— Aim of the exercise —
Print the data exactly as it is given, please.

>> BEGIN Dataset excerpt

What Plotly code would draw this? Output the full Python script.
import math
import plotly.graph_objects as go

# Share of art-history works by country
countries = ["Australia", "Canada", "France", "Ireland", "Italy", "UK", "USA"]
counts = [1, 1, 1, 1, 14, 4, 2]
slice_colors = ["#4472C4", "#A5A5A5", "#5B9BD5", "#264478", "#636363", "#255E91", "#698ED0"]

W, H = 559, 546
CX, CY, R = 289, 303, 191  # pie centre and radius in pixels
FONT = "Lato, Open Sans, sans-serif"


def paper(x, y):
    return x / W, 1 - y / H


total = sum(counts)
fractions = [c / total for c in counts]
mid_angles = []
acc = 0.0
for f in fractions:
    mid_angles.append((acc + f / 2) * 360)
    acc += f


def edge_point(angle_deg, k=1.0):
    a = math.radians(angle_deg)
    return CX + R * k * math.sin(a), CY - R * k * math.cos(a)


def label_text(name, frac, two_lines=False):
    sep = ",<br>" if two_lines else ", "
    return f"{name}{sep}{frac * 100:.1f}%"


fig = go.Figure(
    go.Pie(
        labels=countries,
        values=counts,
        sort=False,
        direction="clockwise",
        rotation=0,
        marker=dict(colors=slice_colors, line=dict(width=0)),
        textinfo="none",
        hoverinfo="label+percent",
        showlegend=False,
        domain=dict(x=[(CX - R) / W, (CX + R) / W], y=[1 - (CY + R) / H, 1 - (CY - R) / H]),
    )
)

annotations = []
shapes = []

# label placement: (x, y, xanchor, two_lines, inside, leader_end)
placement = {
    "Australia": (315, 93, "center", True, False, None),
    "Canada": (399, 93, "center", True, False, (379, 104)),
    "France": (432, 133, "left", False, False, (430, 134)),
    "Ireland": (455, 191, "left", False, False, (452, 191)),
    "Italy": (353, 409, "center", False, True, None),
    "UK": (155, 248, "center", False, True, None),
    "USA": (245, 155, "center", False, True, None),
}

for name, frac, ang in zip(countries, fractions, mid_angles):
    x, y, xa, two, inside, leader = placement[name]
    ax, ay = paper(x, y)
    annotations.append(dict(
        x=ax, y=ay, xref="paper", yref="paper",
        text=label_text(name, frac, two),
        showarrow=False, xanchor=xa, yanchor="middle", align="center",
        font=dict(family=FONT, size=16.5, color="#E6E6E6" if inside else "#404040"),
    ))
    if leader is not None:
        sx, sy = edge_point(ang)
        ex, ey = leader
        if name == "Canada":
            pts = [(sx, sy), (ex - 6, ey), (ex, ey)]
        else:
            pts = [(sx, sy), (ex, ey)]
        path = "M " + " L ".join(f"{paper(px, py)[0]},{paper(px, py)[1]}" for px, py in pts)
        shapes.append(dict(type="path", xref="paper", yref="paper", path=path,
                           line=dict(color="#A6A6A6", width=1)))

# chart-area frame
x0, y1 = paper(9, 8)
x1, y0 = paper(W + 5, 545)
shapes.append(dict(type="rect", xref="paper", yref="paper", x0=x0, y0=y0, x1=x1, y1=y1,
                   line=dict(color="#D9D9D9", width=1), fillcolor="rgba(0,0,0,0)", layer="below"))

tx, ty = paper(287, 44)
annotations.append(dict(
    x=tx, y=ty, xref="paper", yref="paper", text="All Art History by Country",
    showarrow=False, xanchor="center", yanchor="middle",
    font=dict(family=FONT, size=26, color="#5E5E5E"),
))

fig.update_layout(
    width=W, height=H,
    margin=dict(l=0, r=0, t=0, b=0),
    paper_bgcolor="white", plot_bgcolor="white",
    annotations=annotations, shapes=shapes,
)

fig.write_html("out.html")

>> END Dataset excerpt

— Result below —
What Plotly code would draw this? Output the full Python script.
import math
import plotly.graph_objects as go

# Share of art-history works by country
countries = ["Australia", "Canada", "France", "Ireland", "Italy", "UK", "USA"]
counts = [1, 1, 1, 1, 14, 4, 2]
slice_colors = ["#4472C4", "#A5A5A5", "#5B9BD5", "#264478", "#636363", "#255E91", "#698ED0"]

W, H = 559, 546
CX, CY, R = 289, 303, 191  # pie centre and radius in pixels
FONT = "Lato, Open Sans, sans-serif"


def paper(x, y):
    return x / W, 1 - y / H


total = sum(counts)
fractions = [c / total for c in counts]
mid_angles = []
acc = 0.0
for f in fractions:
    mid_angles.append((acc + f / 2) * 360)
    acc += f


def edge_point(angle_deg, k=1.0):
    a = math.radians(angle_deg)
    return CX + R * k * math.sin(a), CY - R * k * math.cos(a)


def label_text(name, frac, two_lines=False):
    sep = ",<br>" if two_lines else ", "
    return f"{name}{sep}{frac * 100:.1f}%"


fig = go.Figure(
    go.Pie(
        labels=countries,
        values=counts,
        sort=False,
        direction="clockwise",
        rotation=0,
        marker=dict(colors=slice_colors, line=dict(width=0)),
        textinfo="none",
        hoverinfo="label+percent",
        showlegend=False,
        domain=dict(x=[(CX - R) / W, (CX + R) / W], y=[1 - (CY + R) / H, 1 - (CY - R) / H]),
    )
)

annotations = []
shapes = []

# label placement: (x, y, xanchor, two_lines, inside, leader_end)
placement = {
    "Australia": (315, 93, "center", True, False, None),
    "Canada": (399, 93, "center", True, False, (379, 104)),
    "France": (432, 133, "left", False, False, (430, 134)),
    "Ireland": (455, 191, "left", False, False, (452, 191)),
    "Italy": (353, 409, "center", False, True, None),
    "UK": (155, 248, "center", False, True, None),
    "USA": (245, 155, "center", False, True, None),
}

for name, frac, ang in zip(countries, fractions, mid_angles):
    x, y, xa, two, inside, leader = placement[name]
    ax, ay = paper(x, y)
    annotations.append(dict(
        x=ax, y=ay, xref="paper", yref="paper",
        text=label_text(name, frac, two),
        showarrow=False, xanchor=xa, yanchor="middle", align="center",
        font=dict(family=FONT, size=16.5, color="#E6E6E6" if inside else "#404040"),
    ))
    if leader is not None:
        sx, sy = edge_point(ang)
        ex, ey = leader
        if name == "Canada":
            pts = [(sx, sy), (ex - 6, ey), (ex, ey)]
        else:
            pts = [(sx, sy), (ex, ey)]
        path = "M " + " L ".join(f"{paper(px, py)[0]},{paper(px, py)[1]}" for px, py in pts)
        shapes.append(dict(type="path", xref="paper", yref="paper", path=path,
                           line=dict(color="#A6A6A6", width=1)))

# chart-area frame
x0, y1 = paper(9, 8)
x1, y0 = paper(W + 5, 545)
shapes.append(dict(type="rect", xref="paper", yref="paper", x0=x0, y0=y0, x1=x1, y1=y1,
                   line=dict(color="#D9D9D9", width=1), fillcolor="rgba(0,0,0,0)", layer="below"))

tx, ty = paper(287, 44)
annotations.append(dict(
    x=tx, y=ty, xref="paper", yref="paper", text="All Art History by Country",
    showarrow=False, xanchor="center", yanchor="middle",
    font=dict(family=FONT, size=26, color="#5E5E5E"),
))

fig.update_layout(
    width=W, height=H,
    margin=dict(l=0, r=0, t=0, b=0),
    paper_bgcolor="white", plot_bgcolor="white",
    annotations=annotations, shapes=shapes,
)

fig.write_html("out.html")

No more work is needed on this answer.